Thursday 12 March 2009

When I grow up I'm gonna be a bitpipe


It's only been 2 weeks since Orange and O2 in the UK displayed anger towards Nokia over the inclusion of Skype on their N97. Rumours bounced around of them throwing the rattle out of the pram and not wanting to stock the possible iphone killer.

Well I suppose it's not as bad as 96 when US telecoms companies asked congress to ban IP phones.

Since then O2 have confirmed it will not rule out stocking the handset "if the experience is right" whatever that means. Let’s see what Orange has to say in the coming weeks.

But why all the fuss?
For years mobile operators have been trying to identify themselves as something different to that of a bitpipe. But what are they actually doing about it apart from producing unintelligible adverts and creating complex price plans.

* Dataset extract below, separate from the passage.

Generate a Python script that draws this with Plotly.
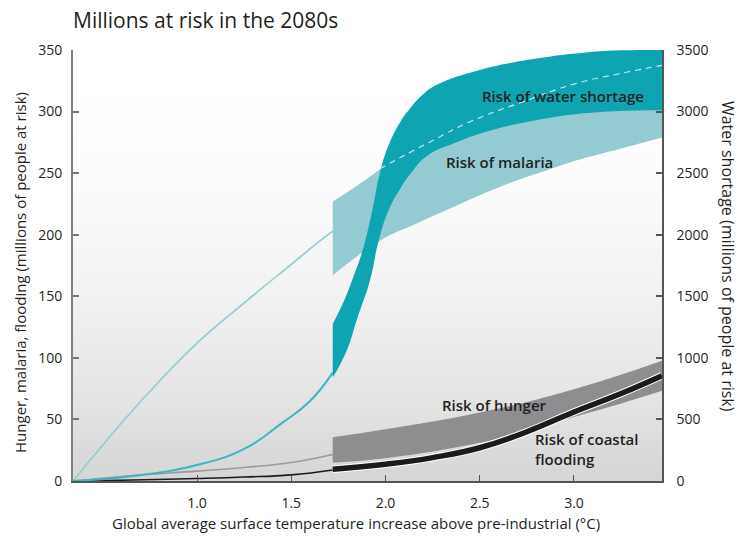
import plotly.graph_objects as go

# ---- data (temperature increase in °C, people at risk in millions) ----
# Pre-band central curves
pre_temp = [0.342, 0.61, 0.8, 1.0, 1.265, 1.5, 1.652, 1.72]
malaria_pre = [0, 49, 81, 112, 146.5, 176, 195, 203]

water_pre_temp = [0.342, 0.66, 1.0, 1.25, 1.45, 1.6, 1.72]
water_pre = [0, 40, 130, 260, 470, 650, 880]

hunger_pre_temp = [0.342, 0.66, 1.0, 1.25, 1.5, 1.72]
hunger_pre = [0, 4.5, 8, 11, 15, 21.5]

coastal_pre_temp = [0.342, 0.66, 1.0, 1.25, 1.5, 1.72]
coastal_pre = [0, 0.8, 2, 3.2, 5, 9]

# Malaria range
malaria_temp_lo = [1.72, 1.97, 2.15, 2.324, 2.5, 2.678, 2.85, 3.03, 3.25, 3.467]
malaria_lo = [167, 195, 208, 220, 232, 243, 252, 261, 270, 279]
malaria_temp_hi = [1.72, 1.85, 1.96, 2.1, 2.3, 2.6, 3.0, 3.467]
malaria_hi = [227, 240, 252, 268, 285, 300, 310, 315]

# Water shortage range (right axis)
water_temp_hi = [1.72, 1.785, 1.83, 1.88, 1.93, 1.97, 2.02, 2.08,
                 2.13, 2.2, 2.27, 2.5, 2.8, 3.066, 3.25, 3.467]
water_hi = [1275, 1480, 1660, 1880, 2200, 2500, 2740, 2920,
            3025, 3140, 3215, 3337, 3430, 3480, 3497, 3500]
water_temp_lo = [1.72, 1.794, 1.85, 1.918, 1.965, 2.024, 2.077, 2.13,
                 2.22, 2.377, 2.5, 2.8, 3.155, 3.467]
water_lo = [840, 1058, 1320, 1630, 1960, 2225, 2370, 2490,
            2640, 2750, 2820, 2930, 2998, 3010]
water_mid_temp = [1.97, 2.253, 2.448, 2.73, 3.013, 3.25, 3.467]
water_mid = [2537, 2767, 2917, 3080, 3229, 3310, 3375]

# Hunger range
hunger_temp = [1.72, 2.0, 2.5, 3.0, 3.467]
hunger_hi = [35.5, 42, 55.6, 74.6, 97.7]
hunger_temp_lo = [1.72, 2.0, 2.5, 2.766, 3.0, 3.25, 3.467]
hunger_lo = [14.9, 18.5, 31, 41, 52, 63, 73.3]

# Coastal flooding
coastal_temp = [1.72, 2.0, 2.25, 2.5, 2.75, 3.0, 3.25, 3.467]
coastal = [9.5, 13.6, 19, 27, 40, 56, 71, 85.5]

# Axes
x_ticks = [1.0, 1.5, 2.0, 2.5, 3.0]
x_tick_text = ["1.0", "1.5", "2.0", "2.5", "3.0"]
y_ticks = [0, 50, 100, 150, 200, 250, 300, 350]
y2_ticks = [0, 500, 1000, 1500, 2000, 2500, 3000, 3500]

X_RANGE = [0.342, 3.467]
Y_MAX = 350

FONT = "Open Sans"
TEXT = "#231f20"
WATER = "#0ea4b1"
MALARIA = "#94cbd3"
HUNGER = "#8e8e91"
BLACK = "#1b1b1b"
SMOOTH = 1.3

fig = go.Figure()


def band(xl, yl, xh, yh, color, yaxis="y"):
    fig.add_trace(go.Scatter(x=xl, y=yl, mode="lines", yaxis=yaxis,
                             line=dict(width=0, shape="spline", smoothing=SMOOTH),
                             hoverinfo="skip", showlegend=False))
    fig.add_trace(go.Scatter(x=xh, y=yh, mode="lines", yaxis=yaxis,
                             line=dict(width=0, shape="spline", smoothing=SMOOTH),
                             fill="tonexty", fillcolor=color,
                             hoverinfo="skip", showlegend=False))


def curve(x, y, color, width, yaxis="y", dash="solid"):
    fig.add_trace(go.Scatter(x=x, y=y, mode="lines", yaxis=yaxis,
                             line=dict(color=color, width=width, dash=dash,
                                       shape="spline", smoothing=SMOOTH),
                             hoverinfo="skip", showlegend=False))


# left-axis series
curve(pre_temp, malaria_pre, "#8fcdd4", 1.6)
band(malaria_temp_lo, malaria_lo, malaria_temp_hi, malaria_hi, MALARIA)
curve(hunger_pre_temp, hunger_pre, "#9a9a9c", 1.6)
band(hunger_temp_lo, hunger_lo, hunger_temp, hunger_hi, HUNGER)
curve(coastal_pre_temp, coastal_pre, BLACK, 1.6)
curve(coastal_temp, coastal, "white", 7.5)
curve(coastal_temp, coastal, BLACK, 5.5)

# right-axis series (water shortage)
curve(water_pre_temp, water_pre, "#3db5c1", 2, yaxis="y2")
band(water_temp_lo, water_lo, water_temp_hi, water_hi, WATER, yaxis="y2")
curve(water_mid_temp, water_mid, "rgba(255,255,255,0.8)", 1.1, yaxis="y2", dash="6px,5px")

# vertical grey gradient behind the plot (strips overlap to avoid seams)
shapes = []
n = 70
step = Y_MAX / n
for i in range(n):
    y0 = step * i
    y1 = min(Y_MAX, step * (i + 1.6))
    t = 1 - (step * (i + 0.5)) / Y_MAX
    g = round(255 - 42 * t ** 2)
    shapes.append(dict(type="rect", xref="paper", yref="y", x0=0, x1=1,
                       y0=y0, y1=y1, fillcolor=f"rgb({g},{g},{g})",
                       line=dict(width=0), layer="below"))

annotations = [
    dict(text="Millions at risk in the 2080s", xref="paper", yref="paper",
         x=-0.003, y=1.07, xanchor="left", yanchor="middle", showarrow=False,
         font=dict(family=FONT, size=21, color=TEXT)),
    dict(text="Hunger, malaria, flooding (millions of people at risk)",
         xref="paper", yref="paper", x=-0.09, y=0.485, textangle=-90,
         xanchor="center", yanchor="middle", showarrow=False,
         font=dict(family=FONT, size=15, color=TEXT)),
    dict(text="Water shortage (millions of people at risk)",
         xref="paper", yref="paper", x=1.112, y=0.52, textangle=90,
         xanchor="center", yanchor="middle", showarrow=False,
         font=dict(family=FONT, size=16, color=TEXT)),
    dict(text="Global average surface temperature increase above pre-industrial (°C)",
         xref="paper", yref="paper", x=0.4805, y=-0.0974,
         xanchor="center", yanchor="middle", showarrow=False,
         font=dict(family=FONT, size=15, color=TEXT)),
    dict(text="Risk of water shortage", x=2.94, y=3130, xref="x", yref="y2",
         xanchor="center", yanchor="middle", showarrow=False,
         font=dict(family=FONT, size=15, color=TEXT, weight=600)),
    dict(text="Risk of malaria", x=2.607, y=259, xref="x", yref="y",
         xanchor="center", yanchor="middle", showarrow=False,
         font=dict(family=FONT, size=15, color=TEXT, weight=600)),
    dict(text="Risk of hunger", x=2.578, y=62, xref="x", yref="y",
         xanchor="center", yanchor="middle", showarrow=False,
         font=dict(family=FONT, size=15, color=TEXT, weight=600)),
    dict(text="Risk of coastal<br>flooding", x=2.782, y=26, xref="x", yref="y",
         xanchor="left", yanchor="middle", align="left", showarrow=False,
         font=dict(family=FONT, size=15, color=TEXT, weight=600)),
]

fig.update_layout(
    width=742, height=539,
    margin=dict(l=73, r=80, t=50, b=58),
    paper_bgcolor="white", plot_bgcolor="white",
    font=dict(family=FONT, size=14, color=TEXT),
    showlegend=False,
    shapes=shapes,
    annotations=annotations,
    xaxis=dict(range=X_RANGE, tickvals=x_ticks, ticktext=x_tick_text,
               ticks="inside", ticklen=6, tickcolor="#555", tickwidth=1,
               showline=True, linecolor="#555", linewidth=1.5,
               showgrid=False, zeroline=False, ticklabelstandoff=8,
               tickfont=dict(family=FONT, size=14, color=TEXT)),
    yaxis=dict(range=[0, Y_MAX], tickvals=y_ticks,
               ticks="inside", ticklen=6, tickcolor="#777", tickwidth=1.5,
               showline=True, linecolor="#808080", linewidth=2,
               showgrid=False, zeroline=False, ticklabelstandoff=6,
               tickfont=dict(family=FONT, size=14, color=TEXT)),
    yaxis2=dict(range=[0, Y_MAX * 10], tickvals=y2_ticks, overlaying="y",
                side="right", ticks="inside", ticklen=6, tickcolor="#555",
                tickwidth=1.5, showline=True, linecolor="#555", linewidth=1.5,
                showgrid=False, zeroline=False, ticklabelstandoff=10,
                tickfont=dict(family=FONT, size=14, color=TEXT)),
)

fig.write_html("out.html")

All the great new mobility services I see are developed by the likes of Google, Flickr, Twitter and Skype... the list goes on.

Application nirvana began with the synergy of handset manufactures and these very software developers, this has now exploded as the user can access these application shop fronts directly. Android market and itunes apps are already paving the way.

With Nokia's Ovi store (May 09) and similar offerings from Microsoft to follow it looks as if traditional mobile operator offerings such as voicemail and callback (any more I ask ?) will be floundering in their wake.
With Google voice hitting Beta yesterday these apps just keep coming.

Mobile operators should embrace these edge applications and see how they can work together with developers to improve their subscriber’s quality of experience.
If they expand the IP horizon as far as it will go (3GPP Rel8 anyone ?) and invest in their existing cores it should help them flourish as a proud bitpipe.

Hey they might even look to implement IPv6 but that won't become an issue until 2012 will it?